Supplied records:
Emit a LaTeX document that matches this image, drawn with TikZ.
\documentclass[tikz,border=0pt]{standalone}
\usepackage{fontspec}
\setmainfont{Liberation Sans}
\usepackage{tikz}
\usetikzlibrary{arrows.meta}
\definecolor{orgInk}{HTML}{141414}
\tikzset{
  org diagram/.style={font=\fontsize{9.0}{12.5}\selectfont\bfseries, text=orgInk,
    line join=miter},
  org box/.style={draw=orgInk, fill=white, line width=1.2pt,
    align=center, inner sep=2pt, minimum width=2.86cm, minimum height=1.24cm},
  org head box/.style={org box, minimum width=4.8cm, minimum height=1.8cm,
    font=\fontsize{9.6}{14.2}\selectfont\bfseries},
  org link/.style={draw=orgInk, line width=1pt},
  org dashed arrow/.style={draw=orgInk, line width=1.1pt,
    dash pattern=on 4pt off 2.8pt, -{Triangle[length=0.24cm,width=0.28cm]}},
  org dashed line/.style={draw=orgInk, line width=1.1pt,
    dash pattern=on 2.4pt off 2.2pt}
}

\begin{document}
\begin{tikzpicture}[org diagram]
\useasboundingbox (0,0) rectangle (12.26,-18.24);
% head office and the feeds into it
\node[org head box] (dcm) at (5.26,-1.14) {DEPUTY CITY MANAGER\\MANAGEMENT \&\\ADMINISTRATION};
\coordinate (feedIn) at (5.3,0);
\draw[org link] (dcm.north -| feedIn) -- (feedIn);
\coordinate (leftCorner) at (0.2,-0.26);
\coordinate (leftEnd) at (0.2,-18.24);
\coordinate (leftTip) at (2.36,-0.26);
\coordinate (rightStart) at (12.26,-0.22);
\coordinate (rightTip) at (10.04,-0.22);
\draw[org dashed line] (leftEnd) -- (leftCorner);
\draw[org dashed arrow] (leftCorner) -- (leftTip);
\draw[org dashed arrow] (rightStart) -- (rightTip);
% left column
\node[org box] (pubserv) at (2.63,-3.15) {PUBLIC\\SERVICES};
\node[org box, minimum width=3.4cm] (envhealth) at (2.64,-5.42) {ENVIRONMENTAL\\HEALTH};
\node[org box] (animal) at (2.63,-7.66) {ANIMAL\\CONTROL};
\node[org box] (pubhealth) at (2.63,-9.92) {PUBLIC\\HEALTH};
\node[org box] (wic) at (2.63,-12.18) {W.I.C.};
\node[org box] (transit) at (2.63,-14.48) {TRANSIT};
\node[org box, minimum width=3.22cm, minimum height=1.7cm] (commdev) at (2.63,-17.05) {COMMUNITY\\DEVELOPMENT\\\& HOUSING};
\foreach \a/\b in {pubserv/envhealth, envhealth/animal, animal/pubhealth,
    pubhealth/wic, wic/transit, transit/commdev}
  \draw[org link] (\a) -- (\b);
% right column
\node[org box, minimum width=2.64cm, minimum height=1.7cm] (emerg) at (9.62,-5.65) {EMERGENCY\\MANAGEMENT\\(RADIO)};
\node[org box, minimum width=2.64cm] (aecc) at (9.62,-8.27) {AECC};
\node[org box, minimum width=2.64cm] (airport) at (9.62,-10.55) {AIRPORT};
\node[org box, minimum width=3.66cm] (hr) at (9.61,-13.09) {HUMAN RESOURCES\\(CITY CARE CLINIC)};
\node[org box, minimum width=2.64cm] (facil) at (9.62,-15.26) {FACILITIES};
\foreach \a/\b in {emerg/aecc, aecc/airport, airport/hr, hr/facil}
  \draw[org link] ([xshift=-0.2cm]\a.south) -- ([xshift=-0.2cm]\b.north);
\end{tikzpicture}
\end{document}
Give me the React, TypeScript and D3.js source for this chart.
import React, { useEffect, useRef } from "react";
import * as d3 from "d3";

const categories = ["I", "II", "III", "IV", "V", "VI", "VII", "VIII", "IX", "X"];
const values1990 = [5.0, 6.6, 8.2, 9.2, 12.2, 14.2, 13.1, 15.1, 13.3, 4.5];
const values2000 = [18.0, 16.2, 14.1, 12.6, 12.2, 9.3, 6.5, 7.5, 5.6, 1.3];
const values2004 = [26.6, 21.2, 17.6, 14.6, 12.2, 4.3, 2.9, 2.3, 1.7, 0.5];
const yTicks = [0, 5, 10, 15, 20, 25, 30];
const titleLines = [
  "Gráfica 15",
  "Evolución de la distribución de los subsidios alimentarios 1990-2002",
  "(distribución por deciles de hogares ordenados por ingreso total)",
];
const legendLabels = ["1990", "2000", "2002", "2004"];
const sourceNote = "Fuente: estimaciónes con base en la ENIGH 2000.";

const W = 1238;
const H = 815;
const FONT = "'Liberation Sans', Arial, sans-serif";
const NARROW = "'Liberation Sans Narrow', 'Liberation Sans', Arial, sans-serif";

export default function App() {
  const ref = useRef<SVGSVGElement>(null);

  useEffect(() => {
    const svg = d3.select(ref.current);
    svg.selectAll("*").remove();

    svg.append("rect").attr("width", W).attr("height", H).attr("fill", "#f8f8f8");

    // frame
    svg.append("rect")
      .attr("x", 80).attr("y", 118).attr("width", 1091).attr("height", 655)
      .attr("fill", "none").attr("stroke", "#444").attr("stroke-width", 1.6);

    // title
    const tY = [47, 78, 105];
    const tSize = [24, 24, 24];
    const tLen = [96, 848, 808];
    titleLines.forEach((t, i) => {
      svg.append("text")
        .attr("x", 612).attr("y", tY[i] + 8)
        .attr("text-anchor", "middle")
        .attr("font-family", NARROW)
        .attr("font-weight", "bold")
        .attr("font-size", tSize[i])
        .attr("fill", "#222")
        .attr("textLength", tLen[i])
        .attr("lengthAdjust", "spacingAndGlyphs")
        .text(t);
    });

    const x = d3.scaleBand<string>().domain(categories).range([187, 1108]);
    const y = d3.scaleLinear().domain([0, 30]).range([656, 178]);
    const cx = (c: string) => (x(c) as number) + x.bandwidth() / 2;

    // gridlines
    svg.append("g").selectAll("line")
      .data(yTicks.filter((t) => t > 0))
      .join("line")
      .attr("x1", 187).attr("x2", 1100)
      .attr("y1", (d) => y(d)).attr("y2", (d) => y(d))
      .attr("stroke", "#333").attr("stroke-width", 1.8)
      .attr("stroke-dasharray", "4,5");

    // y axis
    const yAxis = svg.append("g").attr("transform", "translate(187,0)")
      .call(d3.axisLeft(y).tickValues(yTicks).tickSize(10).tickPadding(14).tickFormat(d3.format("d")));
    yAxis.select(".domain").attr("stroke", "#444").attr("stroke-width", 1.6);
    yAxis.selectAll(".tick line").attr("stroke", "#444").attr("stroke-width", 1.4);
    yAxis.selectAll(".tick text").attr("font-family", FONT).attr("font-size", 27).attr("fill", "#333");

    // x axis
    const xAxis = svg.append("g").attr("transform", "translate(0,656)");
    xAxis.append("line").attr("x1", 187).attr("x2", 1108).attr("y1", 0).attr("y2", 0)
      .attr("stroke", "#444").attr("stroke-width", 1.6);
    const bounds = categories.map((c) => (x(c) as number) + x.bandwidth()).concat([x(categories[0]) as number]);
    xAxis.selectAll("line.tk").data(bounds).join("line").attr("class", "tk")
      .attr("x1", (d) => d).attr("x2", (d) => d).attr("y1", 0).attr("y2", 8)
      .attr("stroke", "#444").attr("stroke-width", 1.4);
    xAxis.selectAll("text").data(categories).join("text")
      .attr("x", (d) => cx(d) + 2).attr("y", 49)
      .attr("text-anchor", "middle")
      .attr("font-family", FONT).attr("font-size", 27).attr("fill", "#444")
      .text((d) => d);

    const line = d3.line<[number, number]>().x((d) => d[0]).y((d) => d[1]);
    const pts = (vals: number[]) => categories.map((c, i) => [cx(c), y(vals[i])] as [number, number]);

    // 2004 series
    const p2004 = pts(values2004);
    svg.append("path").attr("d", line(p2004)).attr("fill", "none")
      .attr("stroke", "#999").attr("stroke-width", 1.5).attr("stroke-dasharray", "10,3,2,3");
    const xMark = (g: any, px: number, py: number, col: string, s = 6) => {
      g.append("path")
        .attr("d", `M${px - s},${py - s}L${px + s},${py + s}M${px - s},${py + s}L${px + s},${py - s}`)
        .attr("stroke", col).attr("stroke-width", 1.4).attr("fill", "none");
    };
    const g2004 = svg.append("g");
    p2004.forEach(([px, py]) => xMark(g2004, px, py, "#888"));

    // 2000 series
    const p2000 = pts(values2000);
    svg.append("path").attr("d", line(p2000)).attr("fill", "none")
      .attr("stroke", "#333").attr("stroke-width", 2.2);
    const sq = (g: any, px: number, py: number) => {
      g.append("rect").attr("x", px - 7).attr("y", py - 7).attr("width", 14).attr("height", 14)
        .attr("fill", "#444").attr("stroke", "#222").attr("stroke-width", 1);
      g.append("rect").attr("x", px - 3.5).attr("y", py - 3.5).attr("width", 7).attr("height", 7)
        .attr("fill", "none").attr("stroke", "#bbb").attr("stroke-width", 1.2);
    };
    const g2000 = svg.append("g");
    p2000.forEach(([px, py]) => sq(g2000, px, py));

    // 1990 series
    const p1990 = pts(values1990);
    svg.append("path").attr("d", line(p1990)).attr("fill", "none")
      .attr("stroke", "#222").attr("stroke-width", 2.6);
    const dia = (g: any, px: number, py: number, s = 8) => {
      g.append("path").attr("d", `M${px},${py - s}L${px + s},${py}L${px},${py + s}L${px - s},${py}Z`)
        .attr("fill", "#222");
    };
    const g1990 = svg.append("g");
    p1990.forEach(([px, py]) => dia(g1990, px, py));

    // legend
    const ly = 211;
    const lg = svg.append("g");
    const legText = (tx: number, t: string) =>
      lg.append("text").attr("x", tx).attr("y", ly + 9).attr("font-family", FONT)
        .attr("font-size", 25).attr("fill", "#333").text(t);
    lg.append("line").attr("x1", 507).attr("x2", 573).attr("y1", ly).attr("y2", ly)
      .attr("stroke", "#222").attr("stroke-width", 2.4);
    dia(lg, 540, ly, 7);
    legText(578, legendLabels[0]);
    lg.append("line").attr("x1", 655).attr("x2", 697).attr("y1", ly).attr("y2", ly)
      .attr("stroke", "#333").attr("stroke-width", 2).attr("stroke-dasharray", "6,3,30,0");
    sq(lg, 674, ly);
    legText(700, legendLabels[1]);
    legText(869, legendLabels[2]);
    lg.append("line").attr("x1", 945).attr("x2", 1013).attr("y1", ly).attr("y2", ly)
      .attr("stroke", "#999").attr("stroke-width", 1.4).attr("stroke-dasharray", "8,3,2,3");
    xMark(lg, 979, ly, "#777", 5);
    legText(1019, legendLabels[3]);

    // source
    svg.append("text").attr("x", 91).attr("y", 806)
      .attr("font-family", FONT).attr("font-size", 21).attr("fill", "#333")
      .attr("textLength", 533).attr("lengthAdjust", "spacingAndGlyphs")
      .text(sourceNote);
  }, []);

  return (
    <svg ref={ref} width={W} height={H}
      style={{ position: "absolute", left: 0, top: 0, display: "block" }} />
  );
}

What is asked:
Give again, word for word, every line of the listing above from the one with "Give me the" to the one with "import * as", both inclusive, and nothing beyond them.

Result for this exercise:
Give me the React, TypeScript and D3.js source for this chart.
import React, { useEffect, useRef } from "react";
import * as d3 from "d3";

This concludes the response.